RunningStats is a C++ class exposed directly to R (via RCPP_EXPOSED_CLASS). Fields and methods and of the class are accessed using the $ operator.

Arguments

na_rm

Logical scalar. TRUE to remove NA from the input data (the default) or FALSE to retain NA.

Value

An object of class RunningStats. A RunningStats object maintains the current minimum, maximum, mean, variance, sum and count of values that have been read from the stream. It can be updated repeatedly with new values (i.e., chunks of data read from the input stream), but its memory footprint is negligible. Class methods for updating with new values, and retrieving the current values of statistics, are described in Details.

Note

The intended use is computing summary statistics for specific subsets or zones of a raster that could be defined in various ways and are generally not contiguous. The algorithm as implemented here incurs the cost of floating point division for each new value updated (i.e., per pixel), but is reasonably efficient for the use case. Note that GDAL internally uses an optimized version of Welford's algorithm to compute raster statistics as described in detail by Rouault, 2016 (https://github.com/OSGeo/gdal/blob/master/gcore/statistics.txt). The class method GDALRaster$getStatistics() is a GDAL API wrapper that computes statistics for a whole raster band.

Usage (see Details)

## Constructor
rs <- new(RunningStats, na_rm)

## Read/write fields (per-object settings)
rs$returnCountAsInteger64

## Methods
rs$update(newvalues)
rs$get_count()
rs$get_mean()
rs$get_min()
rs$get_max()
rs$get_sum()
rs$get_var()
rs$get_sd()
rs$reset()

Details

Constructor

new(RunningStats, na_rm)
Returns an object of class RunningStats. The na_rm argument defaults to TRUE if omitted.

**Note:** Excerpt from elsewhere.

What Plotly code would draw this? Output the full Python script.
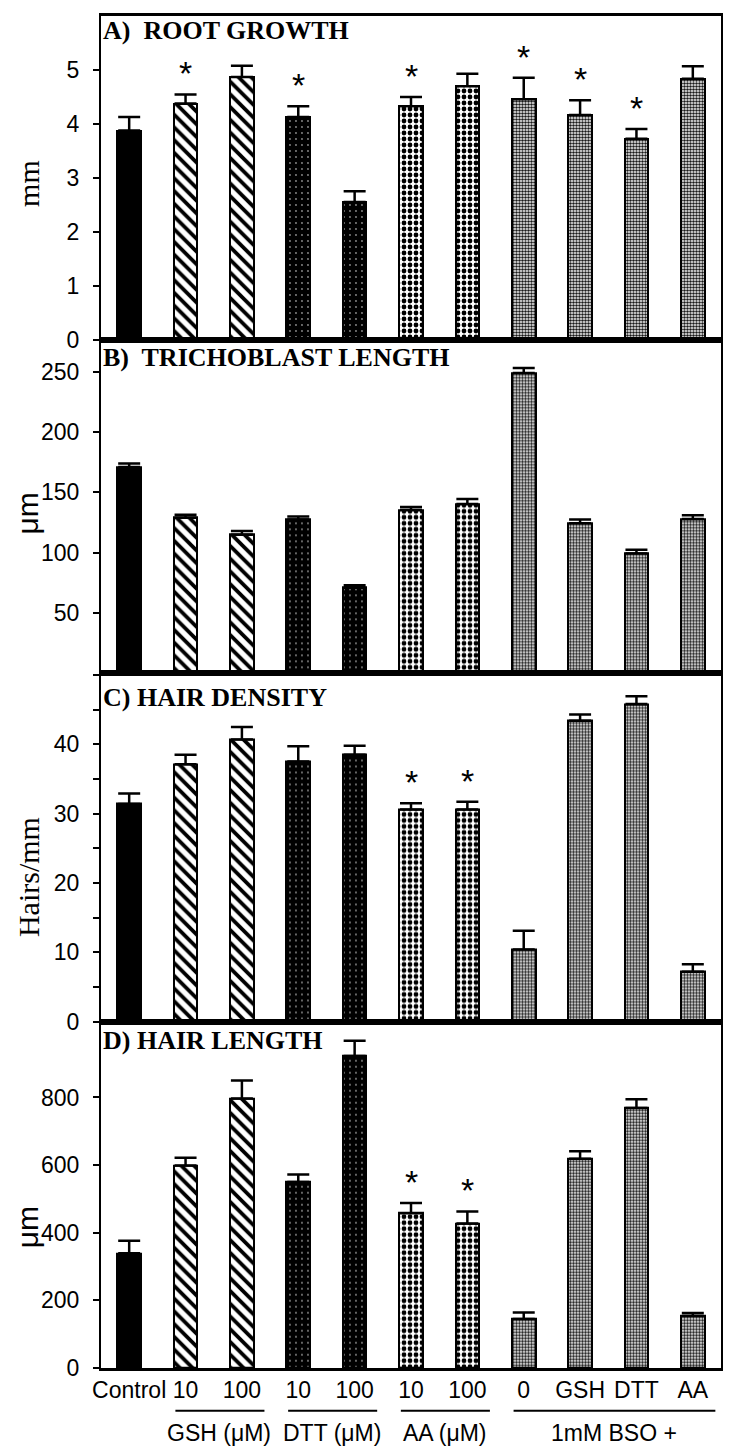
import plotly.graph_objects as go
from plotly.subplots import make_subplots

# bar order: control, GSH 10/100, DTT 10/100, AA 10/100, BSO + (0, GSH, DTT, AA)
tick_labels = ["Control", "10", "100", "10", "100", "10", "100", "0", "GSH", "DTT", "AA"]
bar_group = [0, 1, 1, 2, 2, 3, 3, 4, 4, 4, 4]

root_growth = [3.88, 4.38, 4.87, 4.13, 2.56, 4.33, 4.70, 4.46, 4.17, 3.73, 4.84]
root_growth_err = [0.25, 0.17, 0.21, 0.20, 0.20, 0.17, 0.23, 0.40, 0.27, 0.18, 0.23]
root_growth_star = [1, 3, 5, 7, 8, 9]

tricho_len = [171, 129, 115, 127.5, 71, 135.5, 140.5, 249, 124.5, 99.5, 128]
tricho_len_err = [3, 2.5, 3, 2.5, 2, 2.5, 4, 4, 3, 3, 3]
tricho_len_star = []

hair_dens = [31.4, 37.1, 40.7, 37.5, 38.5, 30.6, 30.6, 10.4, 43.4, 45.8, 7.2]
hair_dens_err = [1.5, 1.4, 1.8, 2.2, 1.3, 0.9, 1.1, 2.7, 0.9, 1.1, 1.1]
hair_dens_star = [5, 6]

hair_len = [339, 599, 797, 550, 923, 458, 427, 145, 619, 769, 154]
hair_len_err = [37, 23, 53, 22, 45, 30, 36, 19, 22, 26, 9]
hair_len_star = [5, 6]

groups = ["GSH (μM)", "DTT (μM)", "AA (μM)", "1mM BSO +"]
group_first = [1, 3, 5, 7]
group_last = [2, 4, 6, 10]

panels = [
    dict(title="A)  ROOT GROWTH", ytitle="mm", yfont="Liberation Serif", vals=root_growth,
         err=root_growth_err, stars=root_growth_star, yrange=[0, 6], tickvals=[0, 1, 2, 3, 4, 5],
         minor=None, ty=0.485, hy=0.955),
    dict(title="B)  TRICHOBLAST LENGTH", ytitle="μm", yfont="Liberation Sans", vals=tricho_len,
         err=tricho_len_err, stars=tricho_len_star, yrange=[0, 276],
         tickvals=[50, 100, 150, 200, 250], minor=None, ty=0.48, hy=0.948),
    dict(title="C) HAIR DENSITY", ytitle="Hairs/mm", yfont="Liberation Serif", vals=hair_dens,
         err=hair_dens_err, stars=hair_dens_star, yrange=[0, 50.2],
         tickvals=[0, 10, 20, 30, 40], minor=5, ty=0.415, hy=0.93),
    dict(title="D) HAIR LENGTH", ytitle="μm", yfont="Liberation Sans", vals=hair_len,
         err=hair_len_err, stars=hair_len_star, yrange=[0, 1024],
         tickvals=[0, 200, 400, 600, 800], minor=None, ty=0.406, hy=0.945),
]

# fill style per group: control, GSH, DTT, AA, BSO
g_shape = ["", "\\", ".", ".", "."]
g_bg = ["black", "white", "black", "white", "white"]
g_fg = ["black", "black", "#8a8a8a", "black", "#1a1a1a"]
g_size = [8, 9, 6, 6, 3]
g_sol = [0.3, 0.42, 0.08, 0.5, 0.55]

x = list(range(len(tick_labels)))
domains = [[0.7601, 1.0], [0.5137, 0.7601], [0.2561, 0.5137], [0.0, 0.2561]]

fig = make_subplots(rows=4, cols=1, shared_xaxes=True, vertical_spacing=0)
sans = "Liberation Sans, Arial, sans-serif"
serif = "Liberation Serif, Times New Roman, serif"

for i, p in enumerate(panels):
    row = i + 1
    fig.add_trace(
        go.Bar(
            x=x,
            y=p["vals"],
            width=0.42,
            marker=dict(
                color="black",
                line=dict(color="black", width=2),
                pattern=dict(
                    shape=[g_shape[g] for g in bar_group],
                    bgcolor=[g_bg[g] for g in bar_group],
                    fgcolor=[g_fg[g] for g in bar_group],
                    size=[g_size[g] for g in bar_group],
                    solidity=[g_sol[g] for g in bar_group],
                    fillmode="replace",
                ),
            ),
            error_y=dict(
                type="data",
                symmetric=False,
                array=p["err"],
                arrayminus=[0] * len(p["err"]),
                color="black",
                thickness=2.5,
                width=11,
            ),
            showlegend=False,
        ),
        row=row,
        col=1,
    )
    yax = dict(
        domain=domains[i],
        range=p["yrange"],
        tickvals=p["tickvals"],
        ticks="outside",
        ticklen=6,
        tickwidth=2,
        tickcolor="black",
        showgrid=False,
        zeroline=False,
        showline=True,
        linecolor="black",
        linewidth=2,
        mirror=True,
        tickfont=dict(family=sans, size=23, color="black"),
        ticklabelstandoff=9,
    )
    if p["minor"]:
        yax["minor"] = dict(dtick=p["minor"], ticks="outside", ticklen=6, tickwidth=2,
                            tickcolor="black", showgrid=False)
    fig.update_yaxes(**yax, row=row, col=1)
    fig.update_xaxes(
        range=[-0.5, 10.5],
        showgrid=False,
        zeroline=False,
        showline=True,
        linecolor="black",
        linewidth=2.5,
        mirror=True,
        ticks="",
        tickvals=x,
        ticktext=tick_labels,
        showticklabels=(row == 4),
        tickfont=dict(family=sans, size=23, color="black"),
        row=row,
        col=1,
    )
    yname = "y" if i == 0 else f"y{i + 1}"
    xname = "x" if i == 0 else f"x{i + 1}"
    fig.add_annotation(
        text=f"<b>{p['title']}</b>",
        xref=f"{xname} domain",
        yref=f"{yname} domain",
        x=0.0,
        y=p["hy"],
        xanchor="left",
        yanchor="middle",
        showarrow=False,
        font=dict(family=serif, size=26, color="black"),
    )
    fig.add_annotation(
        text=p["ytitle"],
        xref="paper",
        yref=f"{yname} domain",
        x=-0.118,
        y=p["ty"],
        xanchor="center",
        yanchor="middle",
        textangle=-90,
        showarrow=False,
        font=dict(family=p["yfont"], size=30, color="black"),
    )
    for k in p["stars"]:
        fig.add_annotation(
            text="*",
            x=k,
            y=p["vals"][k] + p["err"][k],
            xref=xname,
            yref=yname,
            yanchor="middle",
            yshift=21,
            showarrow=False,
            font=dict(family=sans, size=34, color="black"),
        )

for name, a, b in zip(groups, group_first, group_last):
    fig.add_shape(
        type="line",
        xref="x4",
        yref="paper",
        x0=a - 0.18,
        x1=b + 0.4,
        y0=-0.0317,
        y1=-0.0317,
        line=dict(color="black", width=2),
    )
    fig.add_annotation(
        text=name,
        xref="x4",
        yref="paper",
        x=(a + b) / 2 + 0.1,
        y=-0.048,
        xanchor="center",
        yanchor="middle",
        showarrow=False,
        font=dict(family=sans, size=23, color="black"),
    )

# page body has an 8px margin, so the figure is sized to land the plot box in place
fig.update_layout(
    width=726,
    height=1438,
    margin=dict(l=93, r=13, t=5, b=78),
    plot_bgcolor="white",
    paper_bgcolor="white",
    bargap=0,
)

fig.write_html("out.html")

Read/write fields (per-object settings)

$returnCountAsInteger64 A logical value specifying whether to return the count of values currently in the data stream as bit64::integer64 type. The default is FALSE in which case the count is returned as R numeric (i.e., double). Can be set to TRUE to support very large counts without loss of precision (returning the internal int64_t counter without a cast to double).

Methods

$update(newvalues)
Updates the RunningStats object with a numeric vector of newvalues (i.e., a chunk of values from the data stream). No return value, called for side effects.

$get_count()
Returns the count of values received from the data stream. Returns a numeric value (i.e., double) unless returnCountAsInteger64 = TRUE in which case the count is returned as bit64::integer64 (see above).

$get_mean()
Returns the mean of values received from the data stream.

$get_min()
Returns the minimum value received from the data stream.

$get_max()
Returns the maximum value received from the data stream.

$get_sum()
Returns the sum of values received from the data stream.

$get_var()
Returns the variance of values from the data stream (denominator n - 1).

$get_sd()
Returns the standard deviation of values from the data stream (denominator n - 1).

$reset()
Clears the RunningStats object to its initialized state (count = 0). No return value, called for side effects.

Examples

(rs <- new(RunningStats, na_rm = TRUE))
#> C++ object of class <RunningStats>
#>Number of values: 0

chunk <- runif(1000)
rs$update(chunk)
object.size(rs)
#> 704 bytes

rs$get_count()
#> [1] 1000
length(chunk)
#> [1] 1000

rs$get_mean()
#> [1] 0.4785359
mean(chunk)
#> [1] 0.4785359

rs$get_min()
#> [1] 0.0003301252
min(chunk)
#> [1] 0.0003301252

rs$get_max()
#> [1] 0.9983521
max(chunk)
#> [1] 0.9983521

rs$get_var()
#> [1] 0.08724637
var(chunk)
#> [1] 0.08724637

rs$get_sd()
#> [1] 0.295375
sd(chunk)
#> [1] 0.295375

# not needed to count this number of values, but for demonstration:
rs$returnCountAsInteger64 <- TRUE

# \donttest{
## 10^9 values read in 10,000 chunks
## should take under 1 minute on typical hardware
for (i in 1:1e4) {
  chunk <- runif(1e5)
  rs$update(chunk)
}
rs$get_count()
#> integer64
#> [1] 1000001000
rs$get_mean()
#> [1] 0.5000044
rs$get_var()
#> [1] 0.08333477

object.size(rs)
#> 704 bytes
# }

## large numbers with small differences
rs$reset()
rs$get_count()
#> integer64
#> [1] 0

values <- runif(100000L, min = 100000000, max = 100000000.06)
rs$update(values)

rs$get_count()
#> integer64
#> [1] 100000

rs$get_mean() |> format(nsmall = 3, scientific = FALSE)
#> [1] "100000000.030"

rs$get_var()
#> [1] 0.0002985316
var(values)
#> [1] 0.0002985316